- Cham-e Zin Location within Iran
- Coordinates: 32°29′14″N 50°54′43″E﻿ / ﻿32.48722°N 50.91194°E
- Country: Iran
- Province: Chaharmahal and Bakhtiari
- County: Saman
- District: Central
- Rural District: Chama

Population (2016)
- • Total: 616
- Time zone: UTC+3:30 (IRST)

= Cham-e Zin =

Village in Chaharmahal and Bakhtiari province, Iran

Cham-e Zin (چمزين) (Note: Also romanized as Cham-e Zīn and Chamzīn) is a village in Chama Rural District of the Central District in Saman County, Chaharmahal and Bakhtiari province, Iran.

==Demographics==
===Ethnicity===
The village is populated by Turkic people.

===Population===
At the time of the 2006 National Census, the village's population was 691 in 191 households, when it was in Saman Rural District of the former Saman District in Shahrekord County.
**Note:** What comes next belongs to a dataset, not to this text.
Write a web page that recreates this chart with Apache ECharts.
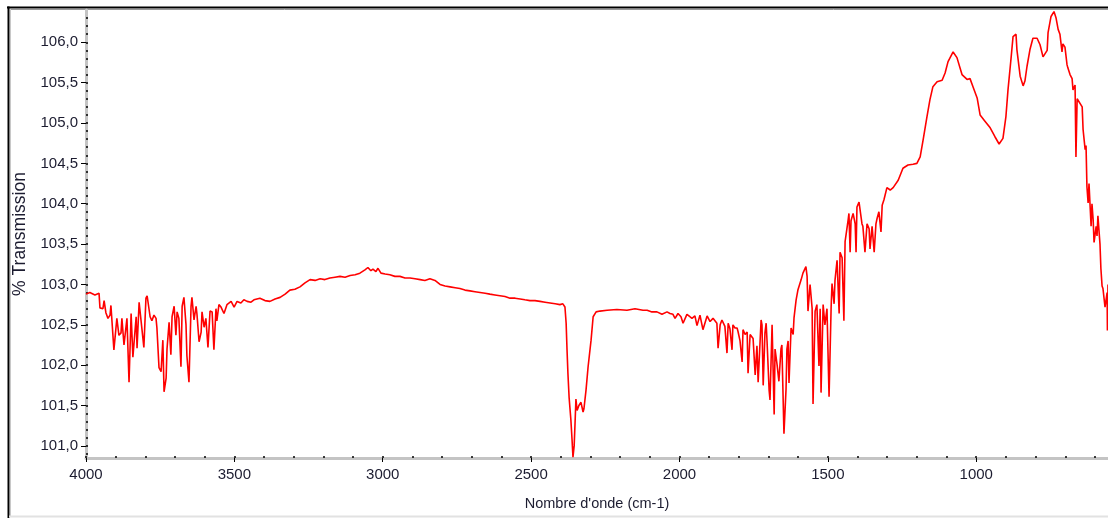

The following census in 2011 counted 720 people in 229 households. The 2016 census measured the population of the village as 616 people in 199 households, by which time the district had been separated from the county in the establishment of Saman County. The rural district was transferred to the new Central District, and Cham-e Zin was transferred to Chama Rural District created in the district.